We’ve talked a lot about all the amazing advantages that come from using LED bulbs over other methods of lighting…but how do they actually work?

LEDs are efficient, durable, long-lasting and amazing value for money. A major reason for these benefits comes down to the fundamentals of how an LED is built. Let’s take a quick and simple look at how an LED works and what sets them apart from other bulbs.

How Do They Work?

LED stands for Light Emitting Diode. These diodes are tiny semi-conductors (which is a material that can have a variable ability to conduct electrical currents) that emit light when a current passes through it. Think of them like tiny light bulbs that can be easily fitted into an electric circuit.

These microchips produce visible light with minimal wastage, resulting in a method of lighting that boasts a 90% efficiency rate. A 6-watt halogen bulb will produce an equivalent number of lumens as a 60w halogen as a result.

It also means they can be very compact, which is why you’ll see them used in a range of practical applications, including flat screen LCD TVs and unusually shaped light fittings.

This also makes LEDs a lot more durable, and helps them to last for a really long time!

How Are They Different?

An incandescent bulb produces light by heating a filament to such a point that they start to glow, generating light. This is called incandescing! This is massively inefficient, as it results in nearly 90% of the energy is wasted on heat, rather than producing light. It’s also a lot less safe, hot bulbs are a fire risk!

A halogen bulb works in much the same way, but with slightly more advanced technology results in slightly improved efficiency. Still, there’s a reason these are being phased out in favour of LED bulbs.

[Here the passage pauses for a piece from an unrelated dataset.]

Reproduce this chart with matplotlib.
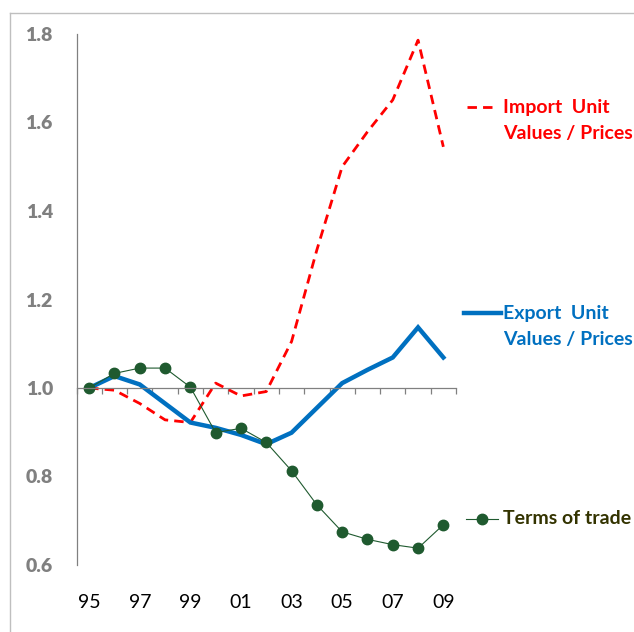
import matplotlib
matplotlib.use("Agg")
import matplotlib.pyplot as plt
from matplotlib.lines import Line2D

years = list(range(1995, 2010))
import_vals = [1.000, 0.995, 0.965, 0.928, 0.922, 1.011, 0.982, 0.992,
               1.105, 1.312, 1.500, 1.579, 1.651, 1.786, 1.545]
export_vals = [1.000, 1.027, 1.008, 0.965, 0.922, 0.910, 0.894, 0.873,
               0.899, 0.955, 1.011, 1.041, 1.069, 1.137, 1.069]
tot_vals = [1.000, 1.033, 1.045, 1.045, 1.002, 0.899, 0.909, 0.877,
            0.813, 0.736, 0.675, 0.658, 0.646, 0.638, 0.691]
xtick_years = [1995, 1997, 1999, 2001, 2003, 2005, 2007, 2009]
xtick_labels = ["95", "97", "99", "01", "03", "05", "07", "09"]
yticks = [0.6, 0.8, 1.0, 1.2, 1.4, 1.6, 1.8]

RED = "#FF0000"
BLUE = "#0070C0"
GREEN = "#1F5A2F"
OLIVE = "#333300"
GREY = "#808080"
FONT = "Lato"
LEG_FS = 14

W, H = 634, 632
fig = plt.figure(figsize=(W / 100, H / 100), dpi=100)
ax = fig.add_axes([76.5 / W, (H - 565) / H, 379.5 / W, 531 / H])

ax.plot(years, import_vals, color=RED, lw=2.0, dashes=(3.4, 2.2))
ax.plot(years, export_vals, color=BLUE, lw=3.2, solid_joinstyle="miter")
ax.plot(years, tot_vals, color=GREEN, lw=0.8, marker="o", ms=7.5,
        markeredgecolor=GREEN, markerfacecolor=GREEN)

ax.set_xlim(1994.5, 2009.5)
ax.set_ylim(0.6, 1.8)

for s in ["top", "right"]:
    ax.spines[s].set_visible(False)
ax.spines["left"].set_color(GREY)
ax.spines["left"].set_linewidth(0.9)
ax.spines["bottom"].set_position(("data", 1.0))
ax.spines["bottom"].set_color(GREY)
ax.spines["bottom"].set_linewidth(0.9)

boundaries = [y - 0.5 for y in years] + [years[-1] + 0.5]
ax.set_xticks(boundaries)
ax.tick_params(axis="x", direction="out", length=4, width=0.9, color=GREY,
               labelbottom=False)

ax.set_yticks(yticks)
ax.set_yticklabels([f"{v:.1f}" for v in yticks])
ax.tick_params(axis="y", length=0, pad=17)
for lab in ax.get_yticklabels():
    lab.set_fontfamily(FONT)
    lab.set_fontweight("heavy")
    lab.set_fontsize(14)
    lab.set_color(GREY)

sec = ax.secondary_xaxis(location=0)
sec.set_xticks(xtick_years)
sec.set_xticklabels(xtick_labels)
sec.spines["bottom"].set_visible(False)
sec.tick_params(axis="x", length=0, pad=21)
for lab in sec.get_xticklabels():
    lab.set_fontfamily(FONT)
    lab.set_fontsize(14)
    lab.set_color("black")

def px(x, y):
    return x / W, (H - y) / H

def add_line(x1, x2, y, **kw):
    a = px(x1, y)
    b = px(x2, y)
    fig.add_artist(Line2D([a[0], b[0]], [a[1], b[1]], transform=fig.transFigure, **kw))

add_line(467, 498, 107, color=RED, lw=2.0, dashes=(3.4, 2.2))
fig.text(*px(503, 107), "Import  Unit", color=RED, fontfamily=FONT,
         fontweight="bold", fontsize=LEG_FS, va="center", ha="left")
fig.text(*px(503, 134), "Values / Prices", color=RED, fontfamily=FONT,
         fontweight="bold", fontsize=LEG_FS, va="center", ha="left")

add_line(464, 501, 313, color=BLUE, lw=3.2)
fig.text(*px(503, 313), "Export  Unit", color=BLUE, fontfamily=FONT,
         fontweight="bold", fontsize=LEG_FS, va="center", ha="left")
fig.text(*px(503, 340), "Values / Prices", color=BLUE, fontfamily=FONT,
         fontweight="bold", fontsize=LEG_FS, va="center", ha="left")

add_line(466, 498, 519, color=GREEN, lw=0.8)
a = px(482, 519)
fig.add_artist(Line2D([a[0]], [a[1]], transform=fig.transFigure,
                      marker="o", ms=7.5, color=GREEN, lw=0))
fig.text(*px(503, 519), "Terms of trade", color=OLIVE, fontfamily=FONT,
         fontweight="bold", fontsize=LEG_FS, va="center", ha="left")

# outer frame
add_line(10, W, 12.5, color="#BFBFBF", lw=1.0)
l1 = px(10, 12.5); l2 = px(10, H)
fig.add_artist(Line2D([l1[0], l2[0]], [l1[1], l2[1]], transform=fig.transFigure,
                      color="#BFBFBF", lw=1.0))

fig.savefig("out.png", dpi=100)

CFLs are an alternative source of lighting that’s a little bit more efficient than incandescent bulbs. In these lights, an electric current flows between electrodes through a tube containing gases- most commonly mercury vapour. This is relatively efficient, but should your bulb break, then this can be very dangerous for your health. They’re also hard to dispose of in a green manner.

There are a few other quirks that come from the unique construction of LED bulbs.

LEDs are directional light sources, which simply means they emit light in a specific direction. This makes them a great choice for targeted lighting, as they can produce a more direct beam of light with less radiant illumination.

However, as the technology advances, you’ll find more and more LED bulbs that can produce lighting that closely mimics the lighting effects that you get with older bulbs. Look for bulbs with larger diffusers and wider beam angles.

LEDs can also produce light in a range of colours and colour temperatures much more easily, because their chips can be ‘programmed’ to produce different colours. This is why you can get LEDs with RGB potential, which makes them a very popular option in smart homes!